This is a very important development, and has come up as, 'All the money invested through online companies goes to the unlisted space and it can be very risky. If the number of public investors crosses 200, the online entity is supposed to follow public issue norms'.

In recent years, the number of websites and digital platforms soliciting investments with promises of high returns has increased. GREX, LetsVenture, Termsheet, Equity Crest and Tracxn are some of the popular names in this space. Companies wishing to raise money from public may be required to make compulsory basic disclosures about the start-ups in which the money is invested such as the risks involved, the total amount raised and the investment terms.

SEBI has been mindful of the fact that start-ups are often very small businesses with innovative models and since they do not get funding either from the regulated banking channel or from venture capital, they seek funding through online platforms and other equity crowdfunding channels in which many are low-income investors.

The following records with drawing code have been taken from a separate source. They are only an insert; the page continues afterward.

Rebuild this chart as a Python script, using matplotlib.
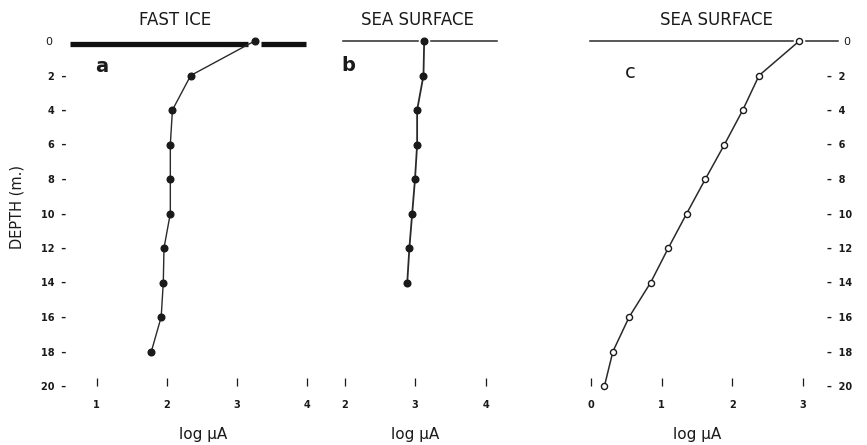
import matplotlib
matplotlib.use("Agg")
import matplotlib.pyplot as plt
from matplotlib.ticker import FixedLocator, FixedFormatter

# ---- data ----
depth_a = [0, 2, 4, 6, 8, 10, 12, 14, 16, 18]
logua_a = [3.25, 2.34, 2.08, 2.05, 2.05, 2.05, 1.96, 1.95, 1.92, 1.78]

depth_b = [0, 2, 4, 6, 8, 10, 12, 14]
logua_b = [3.13, 3.12, 3.03, 3.03, 3.00, 2.96, 2.92, 2.89]

depth_c = [0, 2, 4, 6, 8, 10, 12, 14, 16, 18, 20]
logua_c = [2.95, 2.38, 2.15, 1.89, 1.62, 1.355, 1.095, 0.845, 0.54, 0.31, 0.19]

depth_ticks = [0, 2, 4, 6, 8, 10, 12, 14, 16, 18, 20]
xticks_a = [1, 2, 3, 4]
xticks_b = [2, 3, 4]
xticks_c = [0, 1, 2, 3]
titles = ["FAST ICE", "SEA SURFACE", "SEA SURFACE"]
letters = ["a", "b", "c"]
xlabel = "log \u03bcA"
ylabel = "DEPTH (m.)"

# surface line extents (log uA units)
surface_a = (0.62, 3.98)
surface_b = (1.98, 4.16)
surface_c = (-0.01, 3.50)

W, H = 867, 445
fig = plt.figure(figsize=(W / 100, H / 100), dpi=100)
fig.patch.set_facecolor("white")

y_top_px, y_bot_px = 41, 386
bottom = 1 - y_bot_px / H
height = (y_bot_px - y_top_px) / H


def make_ax(left_px, right_px, xlim):
    ax = fig.add_axes([left_px / W, bottom, (right_px - left_px) / W, height])
    ax.set_xlim(*xlim)
    ax.set_ylim(20, 0)
    for s in ax.spines.values():
        s.set_visible(False)
    ax.patch.set_alpha(0)
    return ax


ax_a = make_ax(68.4, 310.9, (0.6, 4.05))
ax_b = make_ax(341.0, 499.6, (1.95, 4.2))
ax_c = make_ax(587.5, 824.0, (-0.05, 3.3))

ink = "#1a1a1a"
line_col = "#2a2a2a"
tick_fs = 7

for ax, xt in zip([ax_a, ax_b, ax_c], [xticks_a, xticks_b, xticks_c]):
    ax.set_xticks(xt)
    ax.set_xticklabels([str(v) for v in xt], fontweight="bold")
    ax.tick_params(axis="x", direction="in", length=6, width=0.9, color=ink,
                   pad=10, labelsize=tick_fs, labelcolor=ink)
    ax.set_xlabel(xlabel, fontsize=11, color=ink)

ax_a.xaxis.set_label_coords((203 - 68.4) / 242.5, -0.118)
ax_b.xaxis.set_label_coords((415 - 341.0) / 158.6, -0.118)
ax_c.xaxis.set_label_coords((697 - 587.5) / 236.5, -0.118)

# y axis: left on panel a, right on panel c, none on b
ax_b.set_yticks([])

ax_a.yaxis.set_major_locator(FixedLocator(depth_ticks[1:]))
ax_a.yaxis.set_major_formatter(FixedFormatter([f"{d}  \u2013" for d in depth_ticks[1:]]))
ax_a.yaxis.set_minor_locator(FixedLocator(depth_ticks[:1]))
ax_a.yaxis.set_minor_formatter(FixedFormatter([str(depth_ticks[0])]))
ax_a.tick_params(axis="y", which="major", length=0, pad=1.5, labelsize=tick_fs, labelcolor=ink)
ax_a.tick_params(axis="y", which="minor", length=0, pad=11.5, labelsize=tick_fs + 1, labelcolor=ink)
for lab in ax_a.get_yticklabels():
    lab.set_fontweight("bold")

ax_c.yaxis.tick_right()
ax_c.yaxis.set_major_locator(FixedLocator(depth_ticks[1:]))
ax_c.yaxis.set_major_formatter(FixedFormatter([f"\u2013  {d}" for d in depth_ticks[1:]]))
ax_c.yaxis.set_minor_locator(FixedLocator(depth_ticks[:1]))
ax_c.yaxis.set_minor_formatter(FixedFormatter([str(depth_ticks[0])]))
ax_c.tick_params(axis="y", which="major", length=0, pad=2, labelsize=tick_fs, labelcolor=ink)
ax_c.tick_params(axis="y", which="minor", length=0, pad=14, labelsize=tick_fs + 1, labelcolor=ink)
for lab in ax_c.get_yticklabels():
    lab.set_fontweight("bold")

fig.text(17 / W, 1 - 207 / H, ylabel, rotation=90, ha="center", va="center",
         fontsize=10.5, color=ink)

gap = 0.09

# panel a: fast ice bar, broken around the surface point
ice_depth = 0.15
ax_a.plot([surface_a[0], logua_a[0] - gap], [ice_depth, ice_depth], color="#111111",
          lw=3.8, solid_capstyle="butt", clip_on=False, zorder=2)
ax_a.plot([logua_a[0] + gap, surface_a[1]], [ice_depth, ice_depth], color="#111111",
          lw=3.8, solid_capstyle="butt", clip_on=False, zorder=2)
ax_a.plot(logua_a, depth_a, color=line_col, lw=1.0, marker="o", markersize=4.8,
          markerfacecolor=ink, markeredgecolor=ink, clip_on=False, zorder=3)

# panel b
ax_b.plot([surface_b[0], logua_b[0] - gap], [0, 0], color=line_col, lw=1.1, clip_on=False)
ax_b.plot([logua_b[0] + gap, surface_b[1]], [0, 0], color=line_col, lw=1.1, clip_on=False)
ax_b.plot(logua_b, depth_b, color=line_col, lw=1.3, marker="o", markersize=4.8,
          markerfacecolor=ink, markeredgecolor=ink, clip_on=False, zorder=3)

# panel c
ax_c.plot([surface_c[0], logua_c[0] - gap], [0, 0], color=line_col, lw=1.1, clip_on=False)
ax_c.plot([logua_c[0] + gap, surface_c[1]], [0, 0], color=line_col, lw=1.1, clip_on=False)
ax_c.plot(logua_c, depth_c, color=line_col, lw=1.1, marker="o", markersize=4.4,
          markerfacecolor="white", markeredgecolor=ink, markeredgewidth=1.0,
          clip_on=False, zorder=3)

# titles and panel letters
for ax, title, tx in zip([ax_a, ax_b, ax_c], titles, [2.12, 3.04, 1.78]):
    ax.text(tx, -1.2, title, ha="center", va="center", fontsize=12, color=ink,
            clip_on=False)

ax_a.text(1.08, 1.5, letters[0], ha="center", va="center", fontsize=14,
          fontweight="bold", color=ink)
ax_b.text(2.05, 1.4, letters[1], ha="center", va="center", fontsize=14,
          fontweight="bold", color=ink)
ax_c.text(0.55, 1.8, letters[2], ha="center", va="center", fontsize=14,
          color=ink)

fig.savefig("out.png", dpi=100, facecolor="white")
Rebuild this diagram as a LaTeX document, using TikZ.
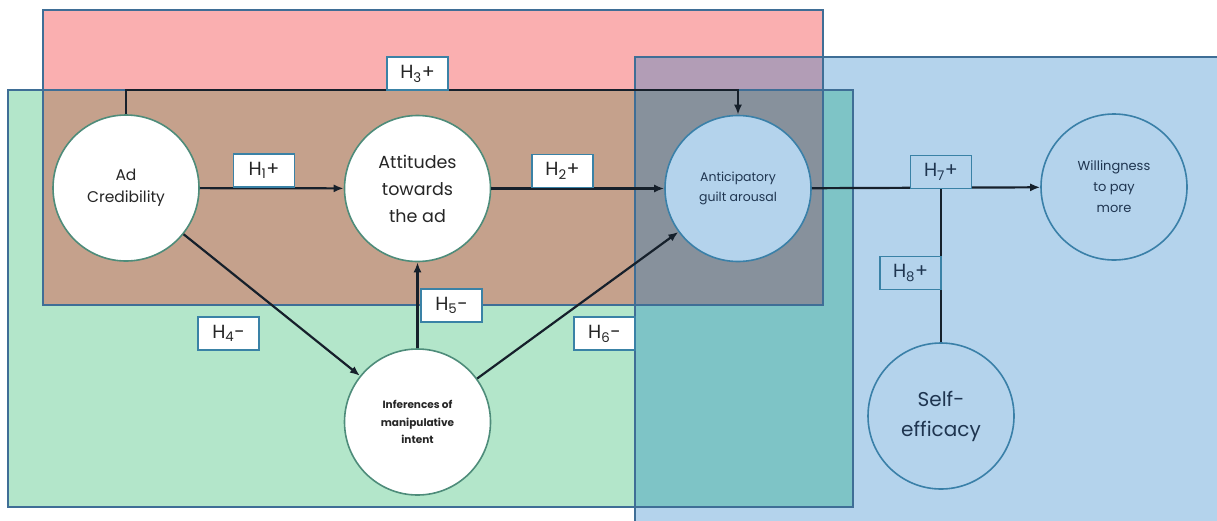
\documentclass[tikz,border=0pt]{standalone}
\usepackage{fontspec}
\setmainfont{Poppins}
\usetikzlibrary{arrows.meta}
\definecolor{redfill}{HTML}{FAAFB0}
\definecolor{greenfill}{HTML}{B3E6CA}
\definecolor{bluefill}{HTML}{B4D3EC}
\definecolor{brownfill}{HTML}{C5A18C}
\definecolor{purplefill}{HTML}{B29DB6}
\definecolor{grayfill}{HTML}{87919C}
\definecolor{tealfill}{HTML}{7EC4C6}
\definecolor{frame}{HTML}{3F6E96}
\definecolor{wring}{HTML}{4E8C7A}
\definecolor{bring}{HTML}{3A80A8}
\definecolor{ink}{HTML}{16202B}
\definecolor{navytext}{HTML}{1F3550}
\definecolor{hborder}{HTML}{3A82A6}
\tikzset{
  wcirc/.style={circle, draw=wring, line width=1.6pt, fill=white, minimum size=146pt, inner sep=0pt, align=center, text=black!85},
  bcirc/.style={circle, draw=bring, line width=1.6pt, fill=bluefill, minimum size=146pt, inner sep=0pt, align=center, text=navytext},
  hbox/.style={draw=hborder, line width=1.4pt, fill=white, minimum width=61pt, minimum height=33pt, inner sep=0pt, font=\fontsize{19}{22}\selectfont, text=black!85},
  hboxb/.style={hbox, fill=bluefill, text=navytext},
  conn/.style={draw=ink, line width=2.2pt, -{Latex[length=10pt,width=8pt]}},
  plain/.style={draw=ink, line width=2.2pt},
  region/.style={draw=frame, line width=1.3pt}
}
\begin{document}
\begin{tikzpicture}[x=1pt,y=-1pt]
\useasboundingbox (0,0) rectangle (1217,520);
\clip (0,0) rectangle (1217,520);
% coloured areas and their overlaps
\fill[redfill] (43,10) rectangle (823,305);
\fill[greenfill] (8,90) rectangle (853,507);
\fill[bluefill] (635,57) rectangle (1230,530);
\fill[brownfill] (43,90) rectangle (823,305);
\fill[purplefill] (635,57) rectangle (823,90);
\fill[tealfill] (635,90) rectangle (853,507);
\fill[grayfill] (635,90) rectangle (823,305);
% area outlines
\draw[region] (43,10) rectangle (823,305);
\draw[region] (8,90) rectangle (853,507);
\draw[region] (635,57) rectangle (1230,530);

% constructs
\node[wcirc, font=\fontsize{15.5}{22}\selectfont] (ad) at (126,188) {Ad\\Credibility};
\node[wcirc, font=\fontsize{17.5}{27}\selectfont] (att) at (417.5,188.5) {Attitudes\\towards\\the ad};
\node[bcirc, font=\fontsize{12.5}{19.5}\selectfont] (ant) at (738,188.5) {Anticipatory\\guilt arousal};
\node[bcirc, font=\fontsize{13}{21}\selectfont] (will) at (1114,187) {Willingness\\to pay\\more};
\node[wcirc, font=\bfseries\fontsize{10.5}{17.5}\selectfont] (inf) at (417.5,422) {Inferences of\\manipulative\\intent};
\node[bcirc, font=\fontsize{20}{30}\selectfont] (self) at (941,416) {Self-\\efficacy};

% paths
\coordinate (topline) at (0,90);
\draw[conn] (ad.north) -- (ad.north |- topline) -| (ant.north);
\draw[conn] (ad) -- (att);
\draw[conn] (att) -- (ant);
\draw[conn] (ant) -- (will);
\draw[conn] (ad) -- (inf);
\draw[conn] (inf) -- (att);
\draw[conn] (inf) -- (ant);
\draw[plain] (self.north) -- (self.north |- ant.east);

% hypothesis labels
\node[hbox] (h3) at (417.5,73.5) {H\textsubscript{3}+};
\node[hbox] (h1) at (264,170.5) {H\textsubscript{1}+};
\node[hbox] (h2) at (562.5,171) {H\textsubscript{2}+};
\node[hboxb] (h7) at (941,172) {H\textsubscript{7}+};
\node[hboxb] (h8) at (910.5,273) {H\textsubscript{8}+};
\node[hbox] (h4) at (228.5,333.5) {H\textsubscript{4}-};
\node[hbox] (h5) at (451.5,305.5) {H\textsubscript{5}-};
\node[hbox] (h6) at (604.5,333.5) {H\textsubscript{6}-};
\end{tikzpicture}
\end{document}
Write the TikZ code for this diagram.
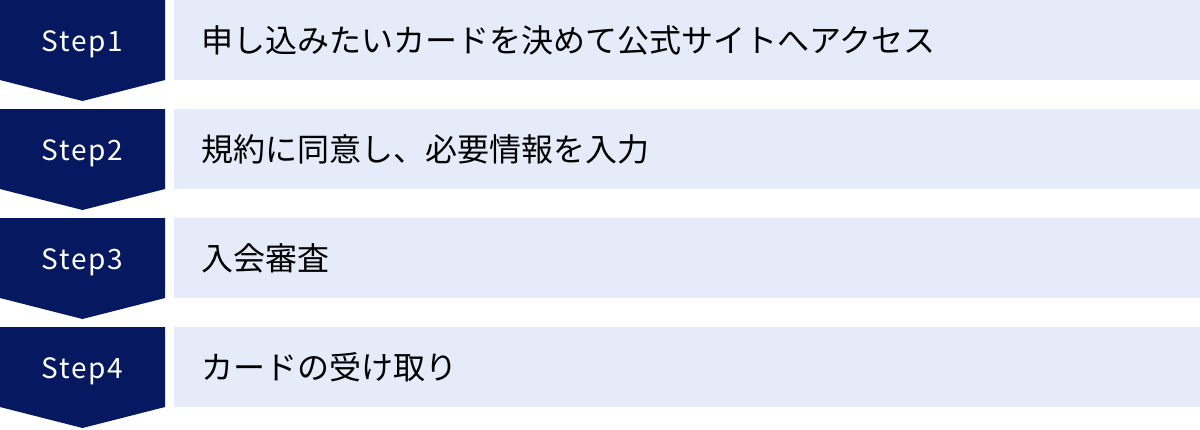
\documentclass[tikz,border=0pt]{standalone}
\usepackage{fontspec}
\setmainfont{Noto Sans}
\newfontfamily\jpfont{Noto Sans CJK JP}
\newfontfamily\stepfont[LetterSpace=6]{Noto Sans CJK JP}
\definecolor{stepnavy}{RGB}{5,24,96}
\definecolor{rowbg}{RGB}{229,235,248}
\newcommand{\steptaille}{\stepfont\fontsize{28}{30}\selectfont}
\newcommand{\jptaille}{\jpfont\fontsize{32}{34}\selectfont}

\begin{document}
\begin{tikzpicture}[x=1pt,y=1pt]
        \useasboundingbox (0,0) rectangle (1200,-429);
        % Step1
        \fill[stepnavy] (0,0) -- (165,0) -- (165,-80) -- (82.5,-101) -- (0,-80) -- cycle;
        \fill[rowbg] (174,0) rectangle (1200,-80);
        \node[anchor=base,text=white,font=\steptaille] (step1) at (82.5,-51.5) {Step1};
        \node[anchor=base west,font=\jptaille] (task1) at (198,-52) {申し込みたいカードを決めて公式サイトへアクセス};
        % Step2
        \fill[stepnavy] (0,-109) -- (165,-109) -- (165,-189) -- (82.5,-210) -- (0,-189) -- cycle;
        \fill[rowbg] (174,-109) rectangle (1200,-189);
        \node[anchor=base,text=white,font=\steptaille] (step2) at (82.5,-160.5) {Step2};
        \node[anchor=base west,font=\jptaille] (task2) at (198,-161) {規約に同意し、必要情報を入力};
        % Step3
        \fill[stepnavy] (0,-218) -- (165,-218) -- (165,-298) -- (82.5,-319) -- (0,-298) -- cycle;
        \fill[rowbg] (174,-218) rectangle (1200,-298);
        \node[anchor=base,text=white,font=\steptaille] (step3) at (82.5,-269.5) {Step3};
        \node[anchor=base west,font=\jptaille] (task3) at (198,-270) {入会審査};
        % Step4
        \fill[stepnavy] (0,-327) -- (165,-327) -- (165,-407) -- (82.5,-428) -- (0,-407) -- cycle;
        \fill[rowbg] (174,-327) rectangle (1200,-407);
        \node[anchor=base,text=white,font=\steptaille] (step4) at (82.5,-378.5) {Step4};
        \node[anchor=base west,font=\jptaille] (task4) at (198,-379) {カードの受け取り};
\end{tikzpicture}
\end{document}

Sebi has been looking at crowdfunding for almost three years now, but been unable to get a fix on them without hurting the fund raising ability of start-ups.

In June 2014, it put out a discussion paper, which proposed limiting the number of investors and prohibiting companies from publicizing their efforts through ads on media channels. This discussion paper didn’t go down well with the industry. A year later, the regulator was considering easing these provisions but the norms didn’t get crystallized.

In August, the legitimacy of equity crowdfunding platforms serving start-ups was again questioned by the regulator in an investor-caution note. It said these digital platforms are “neither authorized nor recognized under any law governing the securities market.”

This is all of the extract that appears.